In the late 19th century, a growing disjuncture emerged in many parts of the Americas between a suppressed political liberalism and a burgeoning economic liberalism. In Brazil, slavery and other forms of bound and indentured servitude coexisted for many years with the explosive growth of the coffee economy. Foreign investment poured into the country, public lands were privatized, and labor transformed into a saleable commodity, while the rights of assembly, speech, and voting remained severely limited. In the Andean republics of Peru, Ecuador, Bolivia, and Colombia, liberal legislation privatizing land and encouraging foreign investment and free trade were frequently accompanied by violent suppression of the political rights of both rural and urban dwellers.
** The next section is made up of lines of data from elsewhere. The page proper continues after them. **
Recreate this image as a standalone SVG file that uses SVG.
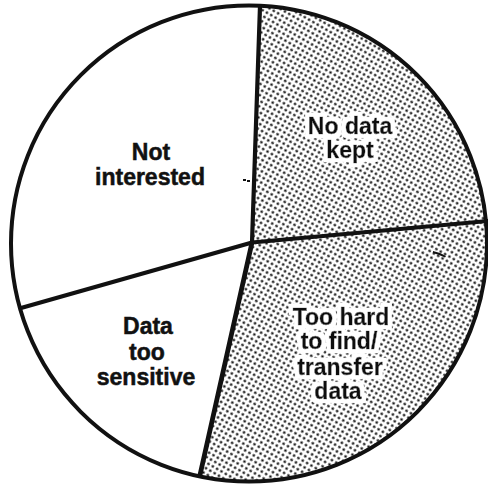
<svg xmlns="http://www.w3.org/2000/svg" width="488" height="485" viewBox="0 0 488 485">
  <defs>
    <pattern id="dots" width="5" height="5" patternUnits="userSpaceOnUse" patternTransform="rotate(30)">
      <rect width="5" height="5" fill="#fff"/>
      <circle cx="2.5" cy="2.5" r="1.3" fill="#111"/>
    </pattern>
    <filter id="halo" x="-15%" y="-40%" width="130%" height="180%">
      <feMorphology in="SourceAlpha" operator="dilate" radius="3.5" result="d"/>
      <feFlood flood-color="#fff"/>
      <feComposite in2="d" operator="in" result="w"/>
      <feMerge><feMergeNode in="w"/><feMergeNode in="SourceGraphic"/></feMerge>
    </filter>
    <style>
      .lbl { font-family: "Liberation Sans", Arial, sans-serif; font-weight: bold; font-size: 23px; fill: #111; text-anchor: middle; stroke: #111; stroke-width: 0.5; }
      .knock { filter: url(#halo); }
      .div { stroke: #111; stroke-width: 4.2; stroke-linecap: round; fill: none; }
      .rim { stroke: #111; stroke-width: 4; fill: none; }
    </style>
  </defs>
  <rect width="488" height="485" fill="#fff"/>

  <g id="slice-not-interested">
    <path d="M252,242.5 L20,308 A238,238 0 0,1 260,6 Z" fill="#fff"/>
    <text class="lbl" x="151" y="160">Not</text>
    <text class="lbl" x="150" y="185">interested</text>
  </g>

  <g id="slice-no-data-kept">
    <path d="M252,242.5 L260,6 A238,238 0 0,1 486,221 Z" fill="url(#dots)"/>
    <g class="knock">
      <text class="lbl" x="350" y="134">No data</text>
      <text class="lbl" x="350" y="158">kept</text>
    </g>
  </g>

  <g id="slice-too-hard">
    <path d="M252,242.5 L486,221 A238,238 0 0,1 200,476 Z" fill="url(#dots)"/>
    <g class="knock">
      <text class="lbl" x="341" y="325">Too hard</text>
      <text class="lbl" x="339" y="349">to find/</text>
      <text class="lbl" x="340" y="375">transfer</text>
      <text class="lbl" x="338" y="399">data</text>
    </g>
  </g>

  <g id="slice-data-too-sensitive">
    <path d="M252,242.5 L200,476 A238,238 0 0,1 20,308 Z" fill="#fff"/>
    <text class="lbl" x="148" y="334">Data</text>
    <text class="lbl" x="147" y="360">too</text>
    <text class="lbl" x="146" y="385">sensitive</text>
  </g>

  <g id="connectors">
    <line class="div" x1="252" y1="242.5" x2="260" y2="6"/>
    <line class="div" x1="252" y1="242.5" x2="488" y2="221"/>
    <line class="div" x1="252" y1="242.5" x2="21" y2="308"/>
    <line class="div" x1="252" y1="242.5" x2="200" y2="475" style="stroke-width:4.8"/>
    <circle class="rim" cx="249" cy="243.5" r="238"/>
  </g>

  <g id="marks" fill="#111">
    <rect x="243" y="179" width="3" height="2"/>
    <rect x="247" y="180" width="3" height="2"/>
    <path d="M433,251 L440,253 L446,256 L445,257.5 L439,255 L433,253 Z"/>
  </g>
</svg>
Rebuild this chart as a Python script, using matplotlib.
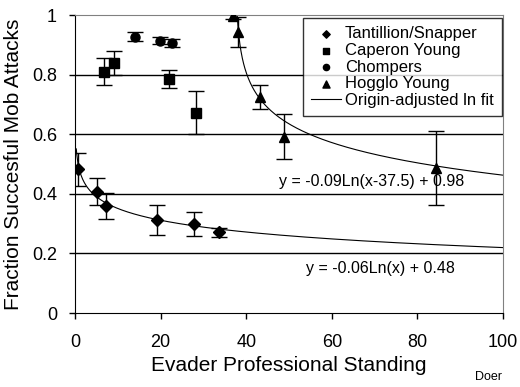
import numpy as np
import matplotlib.pyplot as plt

plt.rcParams['font.family'] = ['Liberation Sans', 'DejaVu Sans']

# Tantillion/Snapper
tan_x = [0.8, 5.1, 7.2, 19.2, 27.9, 33.6]
tan_y = [0.482, 0.407, 0.359, 0.311, 0.298, 0.271]
tan_err = [0.055, 0.045, 0.045, 0.05, 0.04, 0.015]

# Caperon Young
cap_x = [6.7, 9.0, 21.9, 28.3]
cap_y = [0.81, 0.84, 0.786, 0.672]
cap_err = [0.046, 0.04, 0.03, 0.073]

# Chompers
cho_x = [14.0, 19.8, 22.7]
cho_y = [0.927, 0.914, 0.905]
cho_err = [0.015, 0.012, 0.013]

# Hogglo Young
hog_x = [36.9, 38.2, 43.3, 48.9, 84.3]
hog_y = [0.998, 0.944, 0.726, 0.592, 0.486]
hog_err = [0.01, 0.05, 0.04, 0.075, 0.125]

# fitted curves as drawn (a*ln(x - shift) + b)
fit1_a, fit1_b = -0.057, 0.482
fit2_a, fit2_b, fit2_shift = -0.107, 0.905, 37.5
fit1_label = 'y = -0.06Ln(x) + 0.48'
fit2_label = 'y = -0.09Ln(x-37.5) + 0.98'

fig = plt.figure(figsize=(5.2, 3.87), dpi=100)
ax = fig.add_axes([75 / 520, 1 - 313 / 387, 428 / 520, 298 / 387])

for yv in [0.2, 0.4, 0.6, 0.8]:
    ax.axhline(yv, color='black', lw=1.0, zorder=0)

ebkw = dict(ls='none', color='black', ecolor='black', elinewidth=1.0,
            capsize=5.5, capthick=1.0, zorder=3)
ax.errorbar(tan_x, tan_y, yerr=tan_err, marker='D', ms=6, **ebkw)
ax.errorbar(cap_x, cap_y, yerr=cap_err, marker='s', ms=7, **ebkw)
ax.errorbar(cho_x, cho_y, yerr=cho_err, marker='o', ms=6.5, **ebkw)
ax.errorbar(hog_x, hog_y, yerr=hog_err, marker='^', ms=7.5, **ebkw)

# legend handles
h1 = ax.scatter([], [], marker='D', s=14, color='black', label='Tantillion/Snapper')
h2 = ax.scatter([], [], marker='s', s=20, color='black', label='Caperon Young')
h3 = ax.scatter([], [], marker='o', s=20, color='black', label='Chompers')
h4 = ax.scatter([], [], marker='^', s=26, color='black', label='Hogglo Young')

xf1 = np.linspace(0.3, 100, 800)
line, = ax.plot(xf1, fit1_a * np.log(xf1) + fit1_b, color='black', lw=0.8,
                label='Origin-adjusted ln fit', zorder=2)
xf2 = np.linspace(fit2_shift + 0.42, 100, 800)
ax.plot(xf2, fit2_a * np.log(xf2 - fit2_shift) + fit2_b, color='black', lw=0.8, zorder=2)

ax.text(69.2, 0.44, fit2_label, fontsize=11.5, ha='center', va='center')
ax.text(71.3, 0.151, fit1_label, fontsize=11.5, ha='center', va='center')

leg = ax.legend(handles=[h1, h2, h3, h4, line], loc='upper right',
                bbox_to_anchor=(0.998, 0.99), borderaxespad=0, fontsize=12,
                frameon=True, fancybox=False, edgecolor='black', handlelength=1.8,
                handletextpad=0.25, labelspacing=0.1, borderpad=0.5)
leg.get_frame().set_linewidth(1.0)

ax.set_xlim(0, 100)
ax.set_ylim(0, 1)
ax.set_xticks([0, 20, 40, 60, 80, 100])
ax.set_yticks([0, 0.2, 0.4, 0.6, 0.8, 1])
ax.set_yticklabels(['0', '0.2', '0.4', '0.6', '0.8', '1'])
ax.tick_params(direction='out', length=4, width=1, labelsize=13, color='black')
ax.tick_params(axis='x', pad=11)
ax.tick_params(axis='y', pad=9)
ax.spines['top'].set_color('gray')
ax.spines['right'].set_color('gray')
for s in ['left', 'bottom']:
    ax.spines[s].set_color('black')

ax.set_xlabel('Evader Professional Standing', fontsize=15, labelpad=4)
ax.set_ylabel('Fraction Succesful Mob Attacks', fontsize=15, labelpad=6)

fig.text(475 / 520, 1 - 377 / 387, 'Doer', fontsize=9, ha='left', va='center')

fig.savefig('out.png', dpi=100)
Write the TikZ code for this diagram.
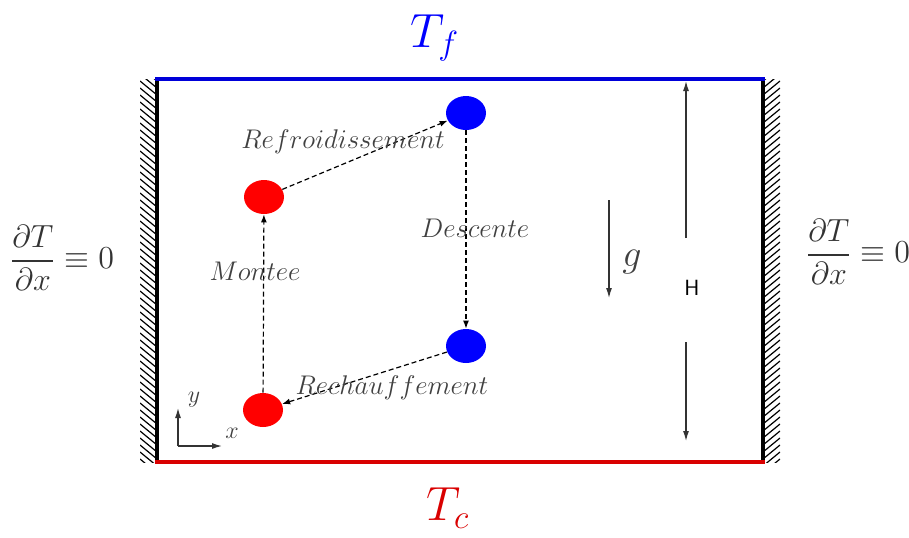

Modern history demonstrates innumerable instances in which states have effectively separated the political and economic dimensions of liberalism. A useful contemporary analogy can be made with China following the reforms of Deng Xiaopeng from the 1980s. In this case, the ruling communist regime made no pretense of granting political rights to individual citizens while actively encouraging the growth of markets, industry, and other core features of capitalist development. Beginning with the consolidation of liberal states in the second half of the 19th century, Latin America abounds with instances in which capitalist development and the flourishing of markets, private property, foreign investment, free trade, and a secular state proved entirely compatible with a repressive state apparatus, the absence of democratic institutions, sham elections, and the systematic suppression of citizens’ rights.
Bibliography:
- Hale, Charles A. The Transformation of Liberalism in Late Nineteenth Century Mexico. Princeton, NJ: Princeton University Press, 1991;
- Katz, Friedreich, ed. Riot, Rebellion, and Revolution: Rural Social Conflict in Mexico. Princeton, NJ: Princeton University Press, 1988;
- Lynch, John. Caudillos in Spanish America, 1800–1850. New York: Oxford University Press, 1992;
- Morse, Richard. New World Soundings: Culture and Ideology in the Americas. Baltimore: Johns Hopkins University Press, 1989;
- Woodward, Ralph Lee, ed. Positivism in Latin America, 1850–1900: Are Order and Progress Reconcilable? Lexington, MA: Heath, 1971.